The problem with this answer is that the limits are actually known, and the only random component is whether the actions will reach the win condition before they reach the loss condition. You know what your HP are, and even folks like Lanefan or Maxperson who very specifically don't tell their players HP do still give descriptions which are meant to be understood as corresponding, at least to proportions of HP. They know that both victory and loss are so close, a single roll could make the difference.

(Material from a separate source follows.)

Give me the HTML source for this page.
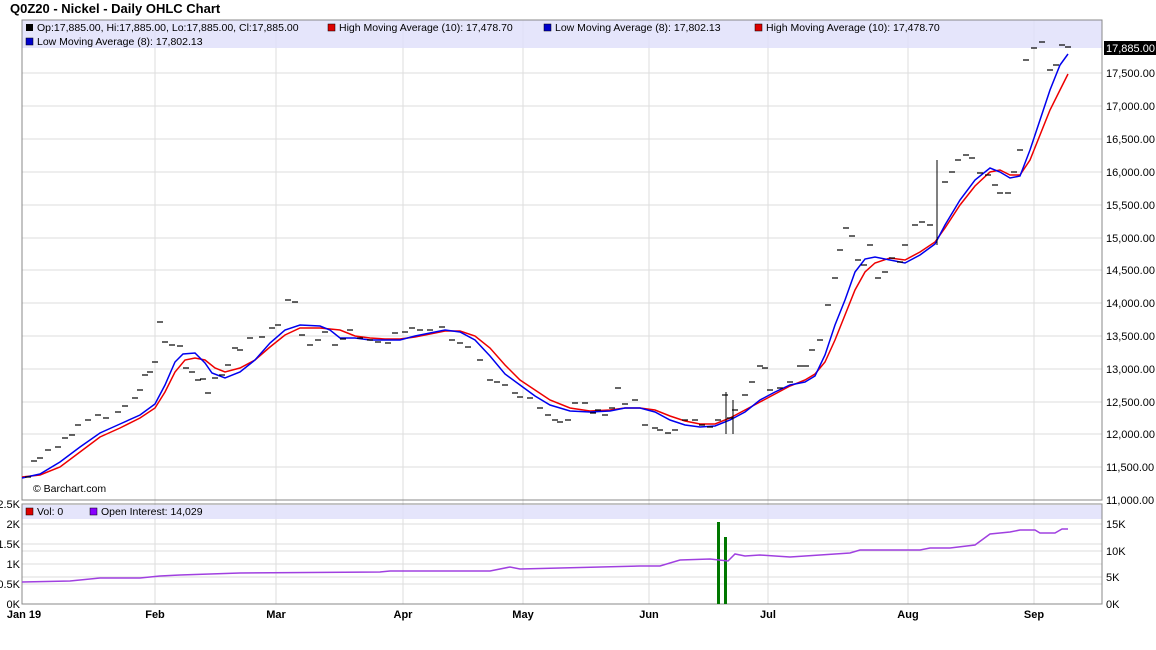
<!DOCTYPE html>
<html><head><meta charset="utf-8"><style>
body{margin:0;background:#fff;font-family:"Liberation Sans",sans-serif;}
svg text{font-family:"Liberation Sans",sans-serif;}
</style></head><body>
<svg width="1156" height="645" xmlns="http://www.w3.org/2000/svg">
<rect width="1156" height="645" fill="#fff"/>
<text x="10" y="13" font-size="13" font-weight="bold" fill="#000">Q0Z20 - Nickel - Daily OHLC Chart</text>
<g stroke="#ddd" stroke-width="1">
<line x1="155" y1="20" x2="155" y2="604"/><line x1="276" y1="20" x2="276" y2="604"/><line x1="403" y1="20" x2="403" y2="604"/><line x1="523" y1="20" x2="523" y2="604"/><line x1="649" y1="20" x2="649" y2="604"/><line x1="768" y1="20" x2="768" y2="604"/><line x1="908" y1="20" x2="908" y2="604"/><line x1="1034" y1="20" x2="1034" y2="604"/>
<line x1="22" y1="73" x2="1102" y2="73"/><line x1="22" y1="106" x2="1102" y2="106"/><line x1="22" y1="139" x2="1102" y2="139"/><line x1="22" y1="172" x2="1102" y2="172"/><line x1="22" y1="205" x2="1102" y2="205"/><line x1="22" y1="238" x2="1102" y2="238"/><line x1="22" y1="270" x2="1102" y2="270"/><line x1="22" y1="303" x2="1102" y2="303"/><line x1="22" y1="336" x2="1102" y2="336"/><line x1="22" y1="369" x2="1102" y2="369"/><line x1="22" y1="402" x2="1102" y2="402"/><line x1="22" y1="434" x2="1102" y2="434"/><line x1="22" y1="467" x2="1102" y2="467"/>
<line x1="22" y1="524" x2="1102" y2="524"/><line x1="22" y1="544" x2="1102" y2="544"/><line x1="22" y1="551" x2="1102" y2="551"/><line x1="22" y1="564" x2="1102" y2="564"/><line x1="22" y1="577" x2="1102" y2="577"/><line x1="22" y1="584" x2="1102" y2="584"/>
</g>
<rect x="22" y="20" width="1080" height="28" fill="#e0e0fa" opacity="0.85"/>
<rect x="22" y="505" width="1080" height="14" fill="#e0e0fa" opacity="0.85"/>
<g font-size="10.5" fill="#000">
<rect x="26" y="24" width="7" height="7" fill="#000"/><text x="37" y="31">Op:17,885.00, Hi:17,885.00, Lo:17,885.00, Cl:17,885.00</text>
<rect x="328" y="24" width="7" height="7" fill="#d00" stroke="#000" stroke-width=".5"/><text x="339" y="31">High Moving Average (10): 17,478.70</text>
<rect x="544" y="24" width="7" height="7" fill="#00c" stroke="#000" stroke-width=".5"/><text x="555" y="31">Low Moving Average (8): 17,802.13</text>
<rect x="755" y="24" width="7" height="7" fill="#d00" stroke="#000" stroke-width=".5"/><text x="766" y="31">High Moving Average (10): 17,478.70</text>
<rect x="26" y="38" width="7" height="7" fill="#00c" stroke="#000" stroke-width=".5"/><text x="37" y="45">Low Moving Average (8): 17,802.13</text>
<text x="33" y="492">© Barchart.com</text>
<rect x="26" y="508" width="7" height="7" fill="#d00" stroke="#000" stroke-width=".5"/><text x="37" y="515">Vol: 0</text>
<rect x="90" y="508" width="7" height="7" fill="#80f" stroke="#000" stroke-width=".5"/><text x="101" y="515">Open Interest: 14,029</text>
</g>
<rect x="22" y="20" width="1080" height="480" fill="none" stroke="#888"/>
<rect x="22" y="504" width="1080" height="100" fill="none" stroke="#888"/>
<g font-size="11" fill="#000">
<text x="1106" y="77">17,500.00</text><text x="1106" y="110">17,000.00</text><text x="1106" y="143">16,500.00</text><text x="1106" y="176">16,000.00</text><text x="1106" y="209">15,500.00</text><text x="1106" y="242">15,000.00</text><text x="1106" y="274">14,500.00</text><text x="1106" y="307">14,000.00</text><text x="1106" y="340">13,500.00</text><text x="1106" y="373">13,000.00</text><text x="1106" y="406">12,500.00</text><text x="1106" y="438">12,000.00</text><text x="1106" y="471">11,500.00</text><text x="1106" y="504">11,000.00</text>
<rect x="1104" y="41" width="52" height="14" fill="#000"/><text x="1106" y="52" fill="#fff">17,885.00</text>
<text x="1106" y="528">15K</text><text x="1106" y="555">10K</text><text x="1106" y="581">5K</text><text x="1106" y="608">0K</text>
<g text-anchor="end"><text x="20" y="508">2.5K</text><text x="20" y="528">2K</text><text x="20" y="548">1.5K</text><text x="20" y="568">1K</text><text x="20" y="588">0.5K</text><text x="20" y="608">0K</text></g>
<g font-weight="bold" text-anchor="middle"><text x="24" y="618">Jan 19</text><text x="155" y="618">Feb</text><text x="276" y="618">Mar</text><text x="403" y="618">Apr</text><text x="523" y="618">May</text><text x="649" y="618">Jun</text><text x="768" y="618">Jul</text><text x="908" y="618">Aug</text><text x="1034" y="618">Sep</text></g>
</g>
<polyline fill="none" stroke="#e00" stroke-width="1.5" points="22,477 40,475 60,467 80,452 100,437 120,428 140,418 155,408 165,392 175,372 185,360 195,358 205,360 215,368 225,372 240,368 255,360 270,347 285,335 300,328 320,328 340,330 355,336 370,338 385,339 400,339 415,337 430,334 445,331 460,331 475,336 490,348 505,365 520,380 535,390 550,400 570,408 590,411 610,410 625,408 640,408 655,410 670,416 685,421 700,424 715,424 730,418 745,410 760,402 775,394 790,386 805,380 815,374 825,362 835,340 845,315 855,290 865,272 875,263 890,258 905,260 920,252 935,242 945,228 960,205 975,186 990,172 1000,170 1010,175 1020,175 1030,160 1040,135 1050,110 1060,90 1068,74"/>
<polyline fill="none" stroke="#00e" stroke-width="1.5" points="22,478 40,474 60,462 80,447 100,433 120,424 140,415 155,404 165,385 175,362 183,354 195,353 205,363 212,373 225,378 240,372 255,360 270,343 285,330 300,325 320,326 330,330 340,338 355,338 370,340 385,340 400,340 415,336 430,333 445,330 460,332 475,340 490,356 505,374 520,385 535,396 550,405 570,411 590,412 610,411 625,408 640,408 655,412 670,420 685,425 700,427 715,426 730,420 745,412 760,400 775,392 790,385 805,382 815,376 825,355 835,325 845,300 855,272 865,259 875,257 890,260 905,263 920,255 935,244 945,225 960,200 975,180 990,168 1000,172 1010,178 1020,176 1030,150 1040,120 1050,90 1060,65 1068,54"/>
<g id="ticks" stroke="#000" stroke-width="1.2"></g>
<line x1="726" y1="392" x2="726" y2="434" stroke="#000"/>
<line x1="733" y1="400" x2="733" y2="434" stroke="#000"/>
<line x1="937" y1="160" x2="937" y2="245" stroke="#000"/>
<rect x="717" y="522" width="3" height="82" fill="#070"/>
<rect x="724" y="537" width="3" height="67" fill="#070"/>
<polyline fill="none" stroke="#a040e0" stroke-width="1.5" points="22,582 70,581 100,578 140,578 160,576 180,575 240,573 380,572 390,571 490,571 510,567 520,569 640,566 660,566 680,560 710,559 728,561 735,554 745,556 760,555 790,557 850,553 860,550 890,550 920,550 930,548 950,548 975,545 990,534 1010,532 1020,530 1035,530 1040,533 1055,533 1062,529 1068,529"/>
</svg>
<script>
var p=[[28,477],[34,461],[40,458],[48,450],[58,447],[65,438],[72,435],[78,425],[88,420],[98,415],[106,418],[118,412],[125,406],[135,398],[140,390],[145,375],[150,372],[155,362],[160,322],[165,342],[172,345],[180,346],[186,368],[192,372],[198,380],[203,379],[208,393],[215,378],[222,375],[228,365],[235,348],[240,350],[250,338],[262,337],[272,328],[278,325],[288,300],[295,302],[302,335],[310,345],[318,340],[325,332],[335,345],[343,339],[350,330],[360,338],[370,340],[378,342],[388,343],[395,333],[405,332],[412,328],[420,330],[430,330],[442,327],[452,340],[460,343],[468,347],[480,360],[490,380],[497,382],[505,385],[515,393],[520,397],[530,398],[540,408],[548,415],[555,420],[560,422],[568,420],[575,403],[585,403],[593,413],[598,410],[605,415],[612,408],[618,388],[625,404],[635,400],[645,425],[655,428],[660,430],[668,433],[675,430],[685,420],[695,420],[702,425],[710,427],[718,420],[725,395],[730,418],[735,410],[745,395],[752,382],[760,366],[765,368],[770,390],[780,388],[790,382],[800,366],[806,366],[812,350],[820,340],[828,305],[835,278],[840,250],[846,228],[852,236],[858,260],[864,265],[870,245],[878,278],[885,272],[892,258],[900,262],[905,245],[915,225],[922,222],[930,225],[945,182],[952,172],[958,160],[966,155],[972,158],[980,173],[988,175],[995,185],[1000,193],[1008,193],[1014,172],[1020,150],[1026,60],[1034,48],[1042,42],[1050,70],[1056,65],[1062,45],[1068,47]];
var g=document.getElementById('ticks'),s='';
p.forEach(function(a){s+='<line x1="'+(a[0]-3)+'" y1="'+a[1]+'" x2="'+(a[0]+3)+'" y2="'+a[1]+'"/>';});
g.innerHTML=s;
</script>
</body></html>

With limits that are completely invisible to the player, you don't have one axis of randomness, you have two, and the player can only know or address one. It would be like having the fight you describe, except that whether or not Jo succeeds at defeating that last heavily wounded opponent, they might still die anyway because they spent one to many rounds in a poisonous cave and now they've taken in too much.
Sounds like a perfectly good Ahab and the White Whale moment to me.
 

The problem, as I've noted, is unless you're making rolls using D1000's and the like, except in situations where the failure chance has increased dramatically, in practice it can't be; the normal mechanical tools you have would overrepresent its likelihood, probably vastly.
Just want to point out that D1000 isnt as silly as it might sound. Double 1 on a d20 is just above 2 in 1000. This is exactly the kind of situation where the typical group happily declare that the dice have clearly spoken a death sentence for that climbing character.
 

Just want to point out that D1000 isnt as silly as it might sound. Double 1 on a d20 is just above 2 in 1000. This is exactly the kind of situation where the typical group happily declare that the dice have clearly spoken a death sentence for that climbing character.

Uhm, a D20 is emulating a 50th of a D1000, and the D1000 would only be allowing you to trigger a secondary roll if you wanted to represent the actual failure-by-trauma average for climbers. If you're willing to accept that much higher a chance, then I have to stop taking seriously your claim that you care about representation; you just care about a particularly bloody form of drama being on the table.